In the horror genre, sequels are perfunctory. As the insufferable film bro Randy explains in Scream 2, “There are certain rules that one must abide by in order to create a successful sequel. Number one: the body count is always bigger. Number two: the death scenes are always much more elaborate—more blood, more gore. Carnage candy. And number three: never, ever, under any circumstances, assume the killer is dead.” Last Halloween, Los Angeles experimental rap mainstays Clipping ended their three-year silence with the horrorcore-inspired album There Existed an Addiction to Blood. This October, rapper Daveed Diggs, and producers Jonathan Snipes and William Hutson return with an even higher body count, more elaborate kills, and monsters that just wont stay dead.
Visions of Bodies Being Burned is less a sequel than it is the second half of a planned diptych. It turns out, Clipping took to the thematic material of horrorcore like vampires to grave soil. In the years following Splendor & Misery—the bands acclaimed dystopian science fiction-rap epic—they simply made too many songs for one album. Before the release of There Existed an Addiction to Blood, Clipping and Sub Pop Records divided the material up into two albums, designed to be released only months apart.
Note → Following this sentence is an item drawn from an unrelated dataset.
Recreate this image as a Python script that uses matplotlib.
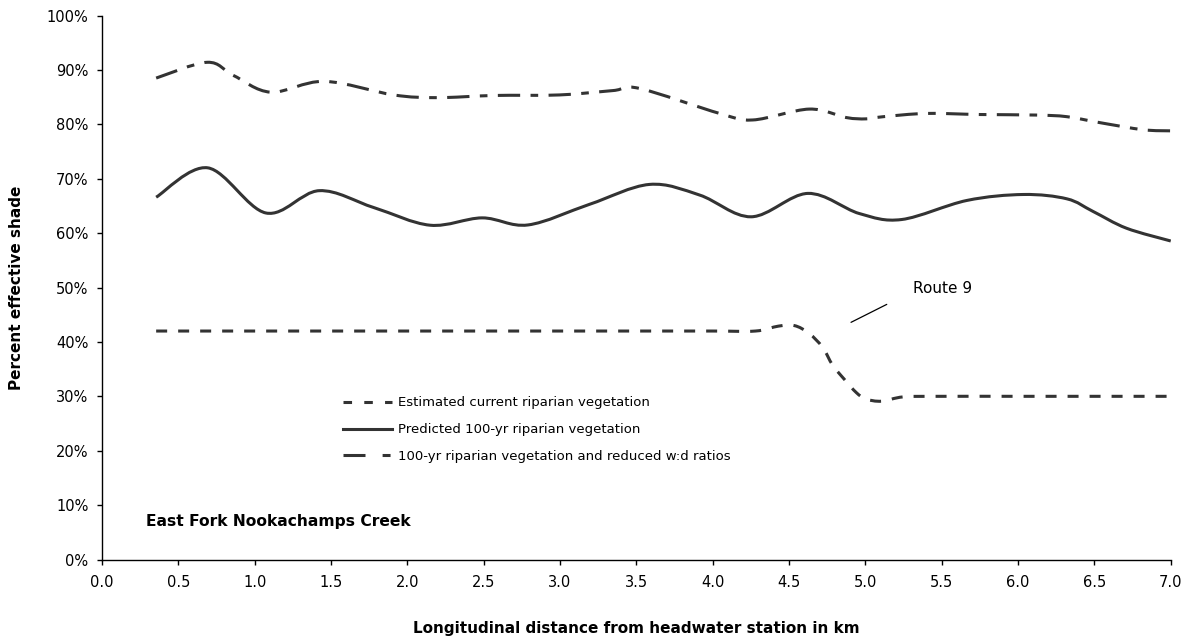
import numpy as np
import matplotlib
matplotlib.use("Agg")
import matplotlib.pyplot as plt
from matplotlib.path import Path
from matplotlib.patches import PathPatch
from matplotlib.lines import Line2D
from matplotlib.ticker import MultipleLocator, PercentFormatter

# values (km, % effective shade)
current_km = [0.355, 1.0, 1.5, 2.0, 2.5, 3.0, 3.5, 4.0, 4.28, 4.43, 4.535, 4.63,
              4.72, 4.786, 4.863, 4.94, 5.004, 5.107, 5.25, 5.5, 6.0, 6.5, 7.0]
current_pct = [42, 42, 42, 42, 42, 42, 42, 42, 42, 42.9, 43.0, 41.6,
               39.0, 35.7, 33.1, 30.7, 29.5, 29.1, 29.9, 30, 30, 30, 30]

veg100_km = [0.355, 0.693, 1.074, 1.422, 1.78, 2.15, 2.49, 2.79, 3.194, 3.586, 3.914,
             4.252, 4.623, 4.96, 5.238, 5.664, 6.035, 6.32, 6.49, 6.71, 7.0]
veg100_pct = [66.6, 72.0, 63.7, 67.8, 64.7, 61.45, 62.8, 61.5, 65.3, 68.95, 67.0,
              63.0, 67.3, 63.6, 62.5, 66.0, 67.1, 66.3, 64.0, 60.9, 58.55]

wd_km = [0.355, 0.69, 0.86, 1.106, 1.455, 1.91, 2.195, 2.565, 2.997, 3.346, 3.52,
         4.045, 4.263, 4.633, 4.873, 5.004, 5.118, 5.40, 5.75, 6.12, 6.32, 6.537, 6.82, 7.0]
wd_pct = [88.5, 91.4, 89.0, 85.9, 87.9, 85.4, 84.9, 85.3, 85.4, 86.2, 86.6,
          82.0, 80.8, 82.8, 81.25, 81.0, 81.4, 82.0, 81.8, 81.7, 81.4, 80.3, 79.0, 78.8]

labels = ["Estimated current riparian vegetation",
          "Predicted 100-yr riparian vegetation",
          "100-yr riparian vegetation and reduced w:d ratios"]

route9_km = [4.906, 5.14]
route9_pct = [43.6, 46.9]

plt.rcParams['font.family'] = ['DejaVu Sans']
line_color = '#333333'
lw = 2.2


def smooth_path(xs, ys):
    # excel style smoothed line (catmull-rom as bezier segments)
    pts = np.column_stack([xs, ys]).astype(float)
    n = len(pts)
    verts = [pts[0]]
    codes = [Path.MOVETO]
    for i in range(n - 1):
        p0 = pts[max(i - 1, 0)]
        p1 = pts[i]
        p2 = pts[i + 1]
        p3 = pts[min(i + 2, n - 1)]
        verts += [p1 + (p2 - p0) / 6, p2 - (p3 - p1) / 6, p2]
        codes += [Path.CURVE4] * 3
    return Path(verts, codes)


fig = plt.figure(figsize=(11.91, 6.38), dpi=100)
ax = fig.add_axes([0.0856, 0.123, 0.8974, 0.8527])

styles = [(0, (3.6, 3.6)), '-', (0, (7.3, 3.4, 2.5, 3.4))]
for xs, ys, ls in zip([current_km, veg100_km, wd_km],
                      [current_pct, veg100_pct, wd_pct], styles):
    ax.add_patch(PathPatch(smooth_path(xs, ys), fill=False, ec=line_color,
                           lw=lw, ls=ls, capstyle='butt'))

ax.annotate("", xy=(route9_km[0], route9_pct[0]), xytext=(route9_km[1], route9_pct[1]),
            arrowprops=dict(arrowstyle='-', color='black', lw=0.9,
                            shrinkA=0, shrinkB=0))
ax.text(5.314, 49.9, "Route 9", fontsize=11, va='center', ha='left')
ax.text(0.041, 0.069, "East Fork Nookachamps Creek", transform=ax.transAxes,
        fontsize=11.2, fontweight='bold', va='center', ha='left')

handles = [Line2D([], [], color=line_color, lw=lw, ls=(0, (2.8, 4))),
           Line2D([], [], color=line_color, lw=lw, ls='-'),
           Line2D([], [], color=line_color, lw=lw, ls=(0, (7.2, 5.6, 2.6, 10)))]
ax.legend(handles, labels, loc='upper left', bbox_to_anchor=(0.2255, 0.30),
          frameon=False, borderpad=0, borderaxespad=0, fontsize=9.5,
          handlelength=3.7, handletextpad=0.5, labelspacing=1.05)

ax.set_xlim(0, 7)
ax.set_ylim(0, 100)
ax.xaxis.set_major_locator(MultipleLocator(0.5))
ax.yaxis.set_major_locator(MultipleLocator(10))
ax.xaxis.set_major_formatter(lambda v, p: f"{v:.1f}")
ax.yaxis.set_major_formatter(PercentFormatter(xmax=100, decimals=0))
ax.tick_params(axis='both', direction='out', length=3.3, width=1, labelsize=10.5)
ax.tick_params(axis='x', pad=8)
ax.tick_params(axis='y', pad=6.5)
for s in ['top', 'right']:
    ax.spines[s].set_visible(False)
for s in ['left', 'bottom']:
    ax.spines[s].set_linewidth(1)

ax.set_xlabel("Longitudinal distance from headwater station in km",
              fontsize=11, fontweight='bold', va='center')
ax.set_ylabel("Percent effective shade", fontsize=11, fontweight='bold', va='center')
ax.xaxis.set_label_coords(0.5, -0.126)
ax.yaxis.set_label_coords(-0.0795, 0.5)

fig.savefig("out.png", dpi=100)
However, a global pandemic and multiple canceled tours pushed the release of the projects “part two” until the following Halloween season.
Visions of Bodies Being Burned contains sixteen more scary stories disguised as rap songs, incorporating as much influence from Ernest Dickerson, Clive Barker, and Shirley Jackson as it does from Three 6 Mafia, Bone Thugs-N-Harmony, and Brotha Lynch Hung. Clipping are never critical of their cultural references. Their angular, shattered interpretations of existing musical styles are always deferential, driven by fandom for the object of study rather than disdain for it. Clipping reimagine horrorcore—the purposely absurdist hip-hop subgenre that flourished in the 1990s—the way Jordan Peele does horror cinema: by twisting beloved tropes to make explicit their own radical politics of monstrosity, fear, and the uncanny.